OBJECTIVE:
Pictures are to be left out. Copy exactly the lines from the one containing "Emit a Python" to the one containing "from matplotlib.patches import Rectangle", both ends kept.

GIVEN DATA:
|---|

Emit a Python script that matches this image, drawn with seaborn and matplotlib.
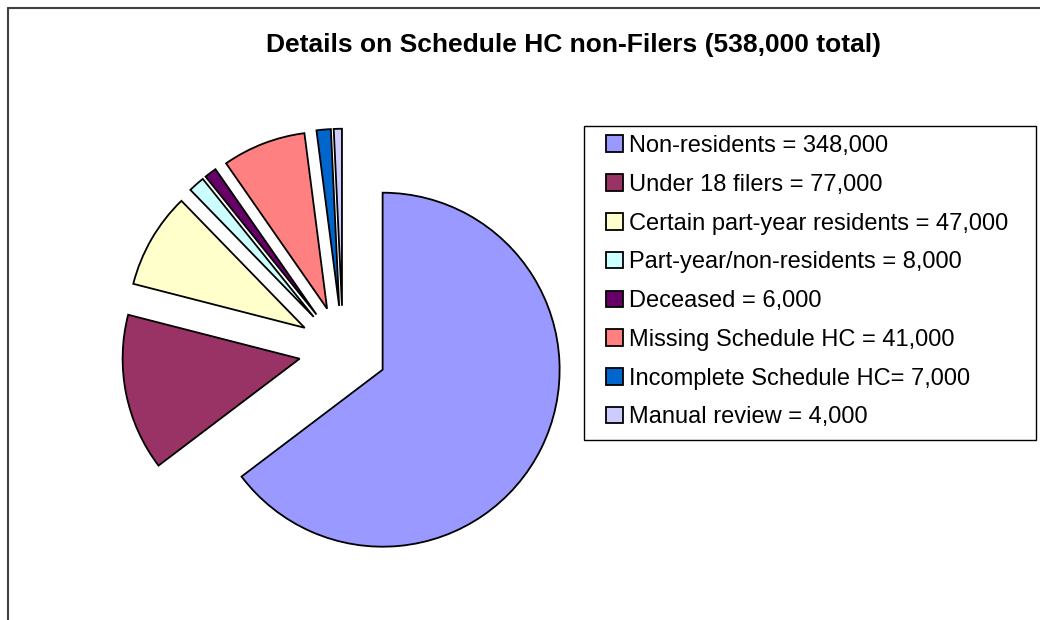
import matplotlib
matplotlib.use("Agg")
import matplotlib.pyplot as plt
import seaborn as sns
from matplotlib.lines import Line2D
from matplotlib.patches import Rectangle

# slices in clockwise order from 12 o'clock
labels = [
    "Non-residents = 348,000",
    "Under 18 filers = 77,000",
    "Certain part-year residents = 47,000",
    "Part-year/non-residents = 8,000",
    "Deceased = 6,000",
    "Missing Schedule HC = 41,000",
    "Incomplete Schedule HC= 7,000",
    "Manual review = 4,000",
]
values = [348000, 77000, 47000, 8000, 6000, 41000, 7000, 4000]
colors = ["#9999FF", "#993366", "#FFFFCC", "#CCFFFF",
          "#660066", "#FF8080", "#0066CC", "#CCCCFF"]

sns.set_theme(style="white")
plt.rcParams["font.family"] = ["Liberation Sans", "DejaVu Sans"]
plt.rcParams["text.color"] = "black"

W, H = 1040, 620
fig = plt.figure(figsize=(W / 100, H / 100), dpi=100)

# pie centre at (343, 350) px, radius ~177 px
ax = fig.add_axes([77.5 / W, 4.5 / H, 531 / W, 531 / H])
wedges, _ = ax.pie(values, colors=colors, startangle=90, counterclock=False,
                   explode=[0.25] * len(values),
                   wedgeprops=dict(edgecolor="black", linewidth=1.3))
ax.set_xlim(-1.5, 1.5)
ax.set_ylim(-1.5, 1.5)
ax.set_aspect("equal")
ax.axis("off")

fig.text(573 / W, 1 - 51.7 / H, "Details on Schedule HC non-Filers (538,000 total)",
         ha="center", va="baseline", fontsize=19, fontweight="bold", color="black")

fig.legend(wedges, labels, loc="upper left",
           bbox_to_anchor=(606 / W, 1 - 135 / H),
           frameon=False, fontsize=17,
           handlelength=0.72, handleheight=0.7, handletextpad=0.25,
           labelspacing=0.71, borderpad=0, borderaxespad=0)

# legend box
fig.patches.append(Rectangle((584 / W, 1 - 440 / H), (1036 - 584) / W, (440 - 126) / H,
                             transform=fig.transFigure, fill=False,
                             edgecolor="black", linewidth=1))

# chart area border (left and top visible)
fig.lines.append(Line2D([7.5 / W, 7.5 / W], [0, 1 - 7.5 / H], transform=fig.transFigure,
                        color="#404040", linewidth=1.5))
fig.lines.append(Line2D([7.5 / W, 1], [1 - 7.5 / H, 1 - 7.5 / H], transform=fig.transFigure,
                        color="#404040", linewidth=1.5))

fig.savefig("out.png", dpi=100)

|---|

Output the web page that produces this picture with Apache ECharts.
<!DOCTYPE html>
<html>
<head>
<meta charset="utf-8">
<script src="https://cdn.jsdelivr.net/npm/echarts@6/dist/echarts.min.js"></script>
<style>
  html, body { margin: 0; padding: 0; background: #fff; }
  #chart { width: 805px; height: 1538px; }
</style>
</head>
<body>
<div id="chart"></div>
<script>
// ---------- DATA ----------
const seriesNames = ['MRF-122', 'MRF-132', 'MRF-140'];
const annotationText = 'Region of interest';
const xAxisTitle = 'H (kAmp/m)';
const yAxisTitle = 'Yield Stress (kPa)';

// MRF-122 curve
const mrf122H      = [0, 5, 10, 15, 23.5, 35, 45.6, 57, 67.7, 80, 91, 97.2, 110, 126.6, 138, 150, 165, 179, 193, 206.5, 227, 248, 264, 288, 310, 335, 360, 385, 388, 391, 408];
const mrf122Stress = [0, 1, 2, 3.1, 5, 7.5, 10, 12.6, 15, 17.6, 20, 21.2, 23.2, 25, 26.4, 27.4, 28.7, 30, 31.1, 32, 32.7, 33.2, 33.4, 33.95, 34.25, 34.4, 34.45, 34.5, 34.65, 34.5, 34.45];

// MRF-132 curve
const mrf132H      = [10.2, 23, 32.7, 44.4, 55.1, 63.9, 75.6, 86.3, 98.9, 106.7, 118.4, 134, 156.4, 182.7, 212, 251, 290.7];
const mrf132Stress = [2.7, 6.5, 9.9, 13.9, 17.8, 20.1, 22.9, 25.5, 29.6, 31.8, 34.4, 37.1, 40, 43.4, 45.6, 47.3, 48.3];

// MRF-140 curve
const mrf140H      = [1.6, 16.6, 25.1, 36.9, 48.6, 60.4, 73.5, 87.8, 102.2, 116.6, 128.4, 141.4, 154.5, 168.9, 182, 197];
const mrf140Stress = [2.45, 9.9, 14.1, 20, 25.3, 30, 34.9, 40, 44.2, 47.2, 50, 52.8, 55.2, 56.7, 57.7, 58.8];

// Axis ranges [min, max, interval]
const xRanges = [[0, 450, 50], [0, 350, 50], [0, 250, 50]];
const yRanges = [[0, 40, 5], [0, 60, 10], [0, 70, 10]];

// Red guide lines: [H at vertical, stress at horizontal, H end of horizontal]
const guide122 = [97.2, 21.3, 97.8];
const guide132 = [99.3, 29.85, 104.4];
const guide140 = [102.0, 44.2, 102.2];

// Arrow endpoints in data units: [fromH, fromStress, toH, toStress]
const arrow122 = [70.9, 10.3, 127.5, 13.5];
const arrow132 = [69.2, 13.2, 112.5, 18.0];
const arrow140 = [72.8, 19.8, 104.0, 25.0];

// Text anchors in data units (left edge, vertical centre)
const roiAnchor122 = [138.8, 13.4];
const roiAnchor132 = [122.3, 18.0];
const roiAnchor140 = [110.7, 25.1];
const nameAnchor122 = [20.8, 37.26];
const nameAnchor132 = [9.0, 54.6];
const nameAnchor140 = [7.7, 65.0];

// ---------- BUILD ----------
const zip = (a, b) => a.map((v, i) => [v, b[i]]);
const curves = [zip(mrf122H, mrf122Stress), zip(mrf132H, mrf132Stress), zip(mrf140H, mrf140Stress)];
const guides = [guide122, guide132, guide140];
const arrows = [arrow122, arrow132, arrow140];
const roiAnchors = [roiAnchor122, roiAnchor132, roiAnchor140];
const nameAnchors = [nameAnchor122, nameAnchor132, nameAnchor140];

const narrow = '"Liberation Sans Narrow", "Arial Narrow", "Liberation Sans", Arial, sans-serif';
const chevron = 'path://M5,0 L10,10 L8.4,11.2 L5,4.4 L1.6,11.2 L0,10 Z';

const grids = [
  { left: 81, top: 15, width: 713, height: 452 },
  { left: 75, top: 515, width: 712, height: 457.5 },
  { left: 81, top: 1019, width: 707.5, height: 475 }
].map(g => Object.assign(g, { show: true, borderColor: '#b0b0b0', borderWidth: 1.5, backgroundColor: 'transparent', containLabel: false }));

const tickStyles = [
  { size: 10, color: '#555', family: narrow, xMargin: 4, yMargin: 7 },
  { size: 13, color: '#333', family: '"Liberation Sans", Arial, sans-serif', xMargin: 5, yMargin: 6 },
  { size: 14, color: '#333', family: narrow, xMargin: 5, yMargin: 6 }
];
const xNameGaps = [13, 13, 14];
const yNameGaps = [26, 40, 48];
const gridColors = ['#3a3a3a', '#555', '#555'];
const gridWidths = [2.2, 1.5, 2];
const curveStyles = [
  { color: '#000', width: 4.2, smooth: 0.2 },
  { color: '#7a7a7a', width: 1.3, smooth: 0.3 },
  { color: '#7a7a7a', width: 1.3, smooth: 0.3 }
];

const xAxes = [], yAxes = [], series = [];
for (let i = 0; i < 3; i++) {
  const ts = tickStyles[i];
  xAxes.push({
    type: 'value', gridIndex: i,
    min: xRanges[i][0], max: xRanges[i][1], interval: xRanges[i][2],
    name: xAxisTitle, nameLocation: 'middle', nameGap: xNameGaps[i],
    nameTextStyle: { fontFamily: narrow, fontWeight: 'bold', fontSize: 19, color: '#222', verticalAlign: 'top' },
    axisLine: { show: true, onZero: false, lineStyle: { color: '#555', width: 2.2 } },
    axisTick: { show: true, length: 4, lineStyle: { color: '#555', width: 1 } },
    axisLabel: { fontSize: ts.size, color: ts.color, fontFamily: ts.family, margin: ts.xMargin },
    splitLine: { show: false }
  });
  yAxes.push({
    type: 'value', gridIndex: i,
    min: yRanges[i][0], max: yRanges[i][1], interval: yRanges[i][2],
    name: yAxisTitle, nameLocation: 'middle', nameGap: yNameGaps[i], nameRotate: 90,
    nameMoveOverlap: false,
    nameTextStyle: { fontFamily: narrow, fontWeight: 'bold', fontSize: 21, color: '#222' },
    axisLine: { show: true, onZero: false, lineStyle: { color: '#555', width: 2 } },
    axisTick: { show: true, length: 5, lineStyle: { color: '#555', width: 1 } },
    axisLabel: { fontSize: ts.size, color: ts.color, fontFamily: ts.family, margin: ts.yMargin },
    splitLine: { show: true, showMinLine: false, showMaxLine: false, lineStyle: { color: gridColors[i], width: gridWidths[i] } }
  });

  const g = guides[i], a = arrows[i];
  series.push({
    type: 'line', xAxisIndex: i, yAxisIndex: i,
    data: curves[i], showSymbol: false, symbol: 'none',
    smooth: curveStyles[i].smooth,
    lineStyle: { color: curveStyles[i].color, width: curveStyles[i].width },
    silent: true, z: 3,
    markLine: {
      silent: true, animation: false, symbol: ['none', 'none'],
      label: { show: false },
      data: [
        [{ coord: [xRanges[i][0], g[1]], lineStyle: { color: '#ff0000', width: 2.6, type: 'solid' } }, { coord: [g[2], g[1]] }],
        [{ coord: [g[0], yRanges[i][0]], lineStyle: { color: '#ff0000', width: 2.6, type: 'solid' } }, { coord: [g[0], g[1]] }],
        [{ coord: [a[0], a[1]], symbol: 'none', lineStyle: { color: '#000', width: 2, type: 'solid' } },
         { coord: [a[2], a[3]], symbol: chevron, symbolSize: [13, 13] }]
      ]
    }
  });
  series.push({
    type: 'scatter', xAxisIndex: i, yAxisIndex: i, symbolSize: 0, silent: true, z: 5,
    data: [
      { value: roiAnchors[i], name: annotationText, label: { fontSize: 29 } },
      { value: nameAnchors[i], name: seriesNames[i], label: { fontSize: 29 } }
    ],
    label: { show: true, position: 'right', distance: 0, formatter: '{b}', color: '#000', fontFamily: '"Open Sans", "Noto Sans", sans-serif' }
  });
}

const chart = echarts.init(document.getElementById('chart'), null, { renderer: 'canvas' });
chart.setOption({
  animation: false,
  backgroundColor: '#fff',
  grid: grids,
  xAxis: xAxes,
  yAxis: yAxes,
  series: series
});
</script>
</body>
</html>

|---|

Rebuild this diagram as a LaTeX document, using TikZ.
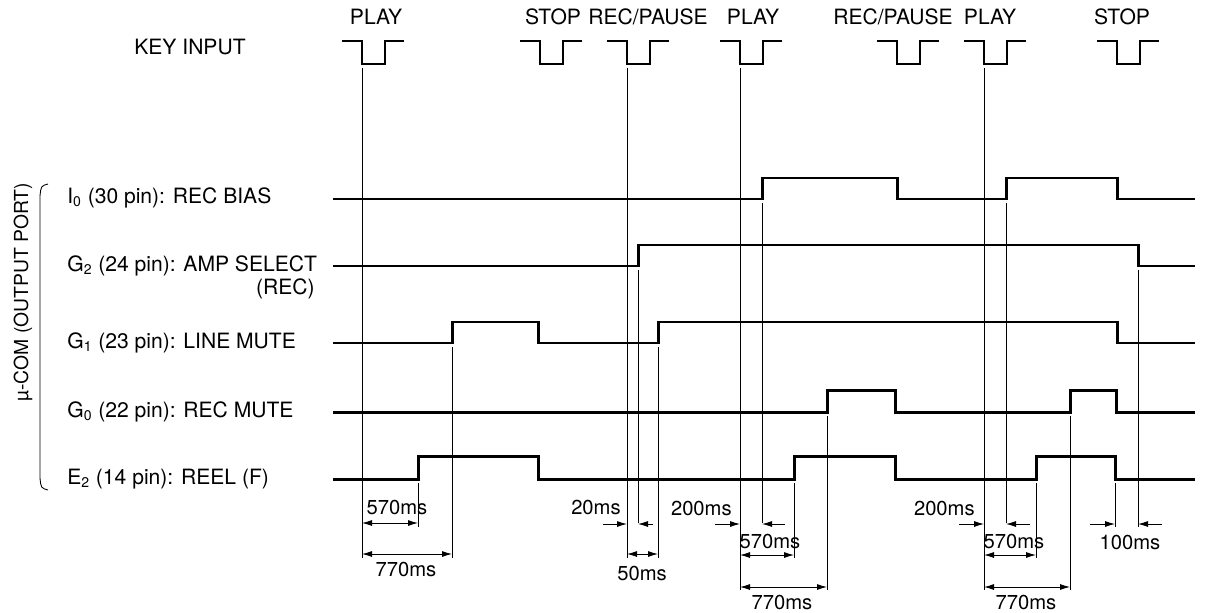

|---|

WORKED SOLUTION:
Emit a Python script that matches this image, drawn with seaborn and matplotlib.
import matplotlib
matplotlib.use("Agg")
import matplotlib.pyplot as plt
import seaborn as sns
from matplotlib.lines import Line2D
from matplotlib.patches import Rectangle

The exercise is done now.